GIVEN INFORMATION:
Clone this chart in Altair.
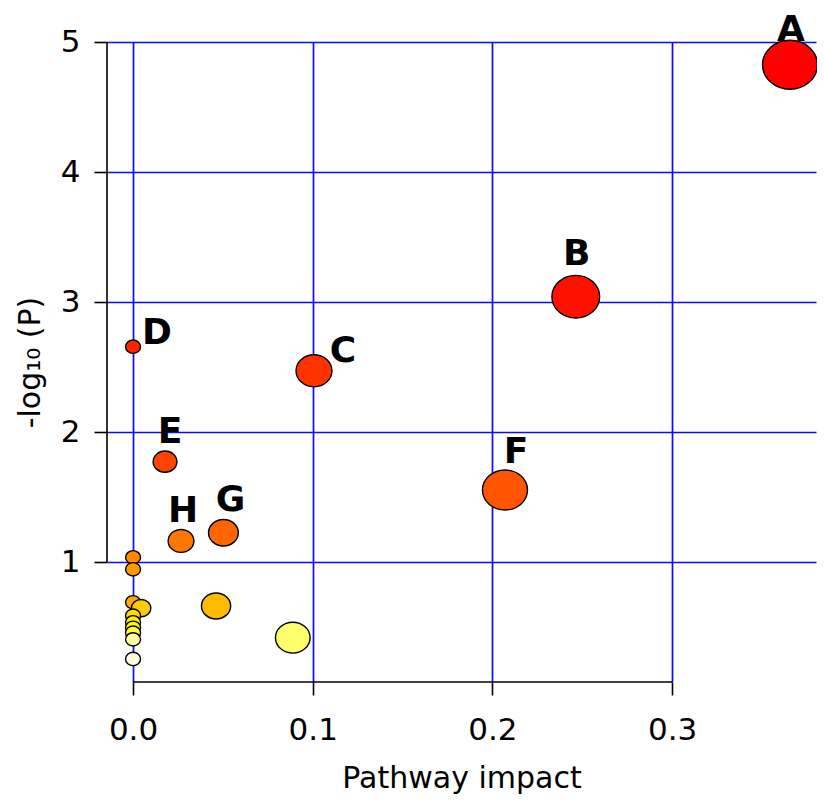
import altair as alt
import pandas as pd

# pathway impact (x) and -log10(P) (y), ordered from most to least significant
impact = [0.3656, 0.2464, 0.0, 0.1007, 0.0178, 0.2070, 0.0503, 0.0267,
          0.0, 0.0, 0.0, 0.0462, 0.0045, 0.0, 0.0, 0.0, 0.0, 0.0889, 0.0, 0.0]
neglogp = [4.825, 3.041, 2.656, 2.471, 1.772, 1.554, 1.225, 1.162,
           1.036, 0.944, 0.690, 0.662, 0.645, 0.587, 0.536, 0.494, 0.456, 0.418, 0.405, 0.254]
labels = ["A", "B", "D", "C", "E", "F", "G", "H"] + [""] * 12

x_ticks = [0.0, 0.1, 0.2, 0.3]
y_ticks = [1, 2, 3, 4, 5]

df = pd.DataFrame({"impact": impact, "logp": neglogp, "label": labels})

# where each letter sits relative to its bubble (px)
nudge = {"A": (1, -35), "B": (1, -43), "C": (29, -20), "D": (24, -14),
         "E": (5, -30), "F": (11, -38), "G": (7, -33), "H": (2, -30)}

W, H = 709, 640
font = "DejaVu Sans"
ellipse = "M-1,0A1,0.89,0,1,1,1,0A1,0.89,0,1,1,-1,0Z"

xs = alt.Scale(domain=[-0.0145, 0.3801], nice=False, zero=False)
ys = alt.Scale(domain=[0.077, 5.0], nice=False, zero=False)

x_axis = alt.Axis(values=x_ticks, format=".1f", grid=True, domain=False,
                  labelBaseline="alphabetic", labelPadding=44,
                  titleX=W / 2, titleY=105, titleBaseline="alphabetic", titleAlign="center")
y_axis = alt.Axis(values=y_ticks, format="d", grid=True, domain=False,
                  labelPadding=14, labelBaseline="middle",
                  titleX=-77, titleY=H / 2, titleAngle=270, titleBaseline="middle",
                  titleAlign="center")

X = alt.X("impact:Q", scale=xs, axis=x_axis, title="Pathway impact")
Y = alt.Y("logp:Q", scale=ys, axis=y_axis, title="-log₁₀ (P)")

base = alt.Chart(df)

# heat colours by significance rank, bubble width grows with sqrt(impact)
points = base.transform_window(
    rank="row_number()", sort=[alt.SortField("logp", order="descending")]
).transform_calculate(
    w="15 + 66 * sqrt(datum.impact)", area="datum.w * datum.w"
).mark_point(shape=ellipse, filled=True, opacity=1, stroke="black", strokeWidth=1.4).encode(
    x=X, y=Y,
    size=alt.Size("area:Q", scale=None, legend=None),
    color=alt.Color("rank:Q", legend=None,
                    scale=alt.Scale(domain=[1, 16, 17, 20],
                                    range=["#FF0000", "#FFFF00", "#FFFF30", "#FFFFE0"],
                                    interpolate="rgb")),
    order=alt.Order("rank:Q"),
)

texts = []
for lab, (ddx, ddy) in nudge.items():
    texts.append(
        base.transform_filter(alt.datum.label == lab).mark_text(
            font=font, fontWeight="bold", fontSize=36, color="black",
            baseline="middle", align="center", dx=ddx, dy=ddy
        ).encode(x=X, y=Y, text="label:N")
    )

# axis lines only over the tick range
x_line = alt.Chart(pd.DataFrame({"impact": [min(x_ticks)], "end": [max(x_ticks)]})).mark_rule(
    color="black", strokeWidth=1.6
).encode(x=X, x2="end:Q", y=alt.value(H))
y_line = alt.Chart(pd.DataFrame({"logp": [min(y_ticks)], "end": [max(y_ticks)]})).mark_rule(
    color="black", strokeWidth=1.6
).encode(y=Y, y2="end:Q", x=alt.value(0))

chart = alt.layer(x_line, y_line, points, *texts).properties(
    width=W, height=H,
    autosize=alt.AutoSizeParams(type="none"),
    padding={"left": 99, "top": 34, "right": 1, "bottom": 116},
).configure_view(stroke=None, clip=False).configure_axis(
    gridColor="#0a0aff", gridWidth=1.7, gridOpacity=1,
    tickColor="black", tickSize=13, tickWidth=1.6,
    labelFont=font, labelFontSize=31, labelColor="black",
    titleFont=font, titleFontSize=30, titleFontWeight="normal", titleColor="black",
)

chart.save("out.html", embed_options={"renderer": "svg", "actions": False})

STATED GOAL: Reproduce every line precisely as given, omitting all pictures.

REPLY TO THE EXERCISE:
Clone this chart in Altair.
import altair as alt
import pandas as pd

# pathway impact (x) and -log10(P) (y), ordered from most to least significant
impact = [0.3656, 0.2464, 0.0, 0.1007, 0.0178, 0.2070, 0.0503, 0.0267,
          0.0, 0.0, 0.0, 0.0462, 0.0045, 0.0, 0.0, 0.0, 0.0, 0.0889, 0.0, 0.0]
neglogp = [4.825, 3.041, 2.656, 2.471, 1.772, 1.554, 1.225, 1.162,
           1.036, 0.944, 0.690, 0.662, 0.645, 0.587, 0.536, 0.494, 0.456, 0.418, 0.405, 0.254]
labels = ["A", "B", "D", "C", "E", "F", "G", "H"] + [""] * 12

x_ticks = [0.0, 0.1, 0.2, 0.3]
y_ticks = [1, 2, 3, 4, 5]

df = pd.DataFrame({"impact": impact, "logp": neglogp, "label": labels})

# where each letter sits relative to its bubble (px)
nudge = {"A": (1, -35), "B": (1, -43), "C": (29, -20), "D": (24, -14),
         "E": (5, -30), "F": (11, -38), "G": (7, -33), "H": (2, -30)}

W, H = 709, 640
font = "DejaVu Sans"
ellipse = "M-1,0A1,0.89,0,1,1,1,0A1,0.89,0,1,1,-1,0Z"

xs = alt.Scale(domain=[-0.0145, 0.3801], nice=False, zero=False)
ys = alt.Scale(domain=[0.077, 5.0], nice=False, zero=False)

x_axis = alt.Axis(values=x_ticks, format=".1f", grid=True, domain=False,
                  labelBaseline="alphabetic", labelPadding=44,
                  titleX=W / 2, titleY=105, titleBaseline="alphabetic", titleAlign="center")
y_axis = alt.Axis(values=y_ticks, format="d", grid=True, domain=False,
                  labelPadding=14, labelBaseline="middle",
                  titleX=-77, titleY=H / 2, titleAngle=270, titleBaseline="middle",
                  titleAlign="center")

X = alt.X("impact:Q", scale=xs, axis=x_axis, title="Pathway impact")
Y = alt.Y("logp:Q", scale=ys, axis=y_axis, title="-log₁₀ (P)")

base = alt.Chart(df)

# heat colours by significance rank, bubble width grows with sqrt(impact)
points = base.transform_window(
    rank="row_number()", sort=[alt.SortField("logp", order="descending")]
).transform_calculate(
    w="15 + 66 * sqrt(datum.impact)", area="datum.w * datum.w"
).mark_point(shape=ellipse, filled=True, opacity=1, stroke="black", strokeWidth=1.4).encode(
    x=X, y=Y,
    size=alt.Size("area:Q", scale=None, legend=None),
    color=alt.Color("rank:Q", legend=None,
                    scale=alt.Scale(domain=[1, 16, 17, 20],
                                    range=["#FF0000", "#FFFF00", "#FFFF30", "#FFFFE0"],
                                    interpolate="rgb")),
    order=alt.Order("rank:Q"),
)

texts = []
for lab, (ddx, ddy) in nudge.items():
    texts.append(
        base.transform_filter(alt.datum.label == lab).mark_text(
            font=font, fontWeight="bold", fontSize=36, color="black",
            baseline="middle", align="center", dx=ddx, dy=ddy
        ).encode(x=X, y=Y, text="label:N")
    )

# axis lines only over the tick range
x_line = alt.Chart(pd.DataFrame({"impact": [min(x_ticks)], "end": [max(x_ticks)]})).mark_rule(
    color="black", strokeWidth=1.6
).encode(x=X, x2="end:Q", y=alt.value(H))
y_line = alt.Chart(pd.DataFrame({"logp": [min(y_ticks)], "end": [max(y_ticks)]})).mark_rule(
    color="black", strokeWidth=1.6
).encode(y=Y, y2="end:Q", x=alt.value(0))

chart = alt.layer(x_line, y_line, points, *texts).properties(
    width=W, height=H,
    autosize=alt.AutoSizeParams(type="none"),
    padding={"left": 99, "top": 34, "right": 1, "bottom": 116},
).configure_view(stroke=None, clip=False).configure_axis(
    gridColor="#0a0aff", gridWidth=1.7, gridOpacity=1,
    tickColor="black", tickSize=13, tickWidth=1.6,
    labelFont=font, labelFontSize=31, labelColor="black",
    titleFont=font, titleFontSize=30, titleFontWeight="normal", titleColor="black",
)

chart.save("out.html", embed_options={"renderer": "svg", "actions": False})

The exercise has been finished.